I had to think fast!  The elevators had glass walls in the back, so if I got back on everybody in the breakfast area, would know I made a mistake, and since the breakfast area was in a courtyard in the middle of the motel, and every room in the place had facing windows it was possible that everybody in the motel would see my mistake.  And I would be the joke du jour, "Hey, how was the second floor, dummy!?"  That didn't sound fun.

I devised a perfect plan.  I would take the stairs down to the first floor, and no one need know of my little tactical error.
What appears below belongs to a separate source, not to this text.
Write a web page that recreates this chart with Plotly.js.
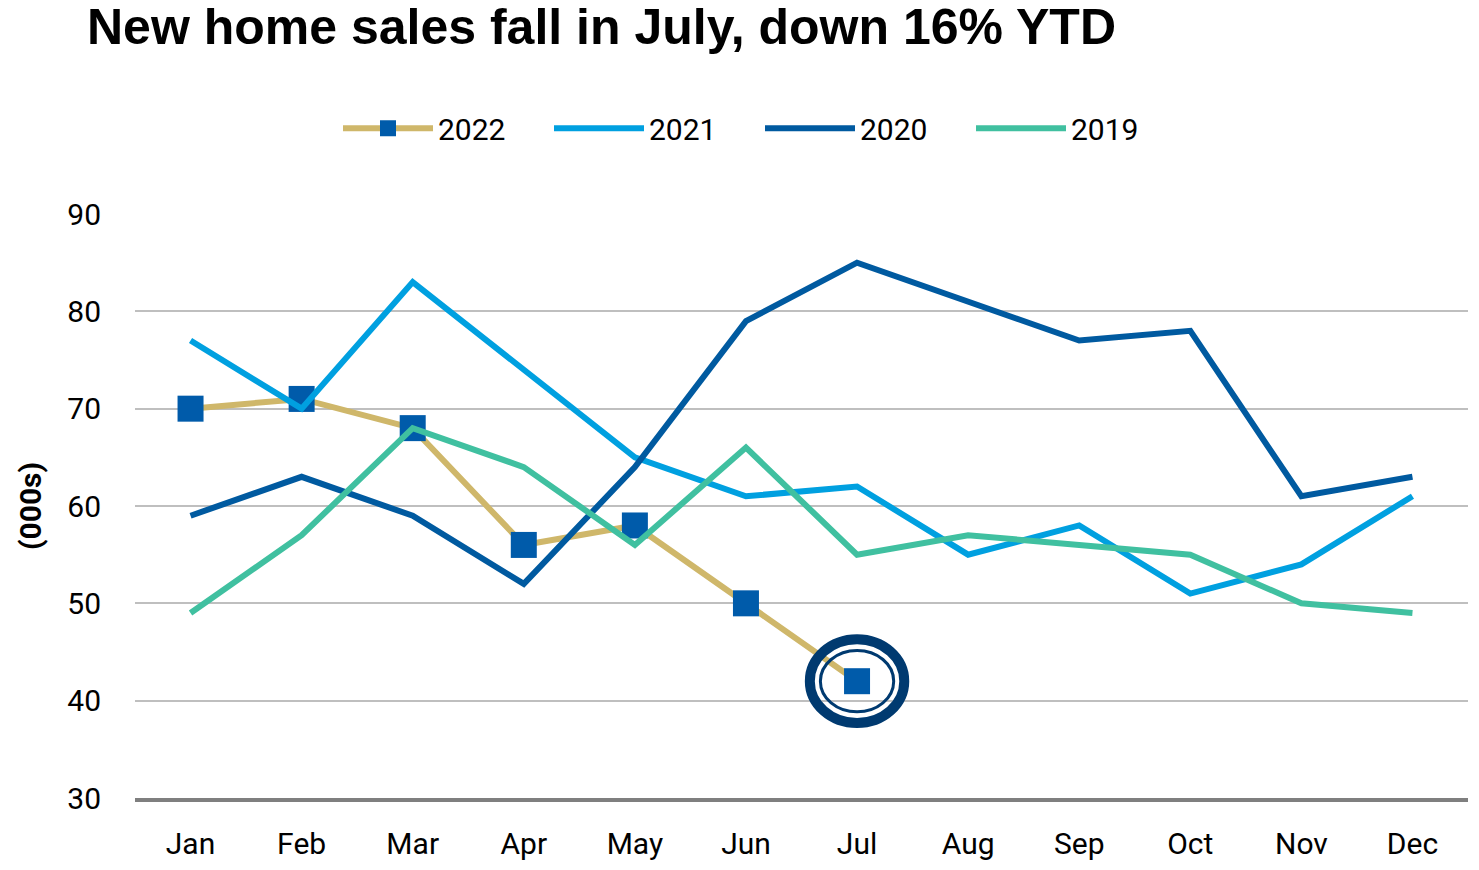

Every great plan has a few flaws, this plan had one. The stairs only had one door on the first floor, and it went outside. and I was dressed in gym shorts, a t-shirt and flip flops, and it was November, in Kentucky.

I had to think Fast!

Here I am, outside.
Evaluate the situation, devise contingency plan, done in nano seconds.  Time for a quick disguise, and my alter ego, a traveling tourist photographer.  "Tim, you amaze me at times!"   I walked around the building snapping photos, and taking little notes.  Nobody the wiser, I went back inside, took a few photos, and moved ahead, another day saved by lightning like thinking and flexible reasoning.

Walking in, almost home
and dry
I got my coffee and headed back toward the elevator, feeling content, and successful.  Just to finish the act strong, you have to sell these things, you know, and since I was waiting for the elevator anyway, I took a last couple of pictures of the lobby.
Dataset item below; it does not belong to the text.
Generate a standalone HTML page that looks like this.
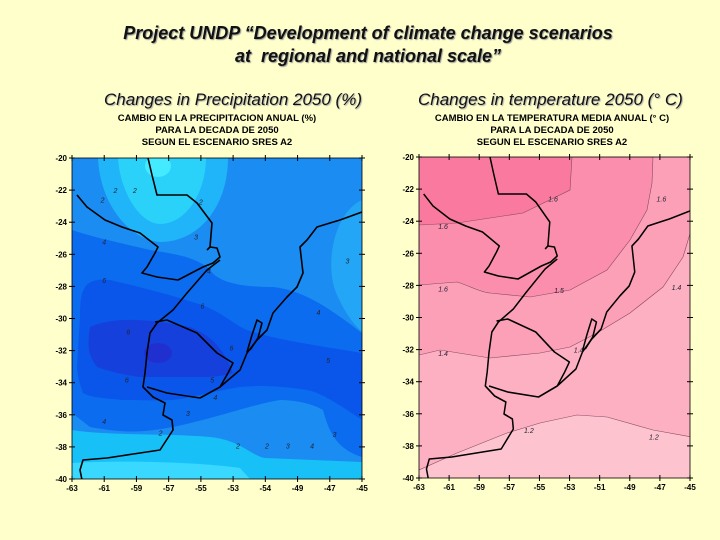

The elevator showed up, and a woman got off, kind of angry looking and in a hurry, maybe from the second floor, and went barreling around the corner almost running into into an older gentleman who was not really paying attention, and somehow overlooked the intense, fast moving, purposeful woman, wheeled suitcase in tow.  He almost spilled his full cup of scalding hot coffee on her, which would have made her even angrier, and perhaps have blown my op.



Just one last shot to sell the cover ID
He got on the elevator with me, and said, "that was pretty close.  I should have been watching where I was going, but I was wondering that you were taking pictures of."

I said "the lobby."  And he seemed content with that.

There is a lesson here, don't text and drive, and don't surf the Internet and ride the elevator.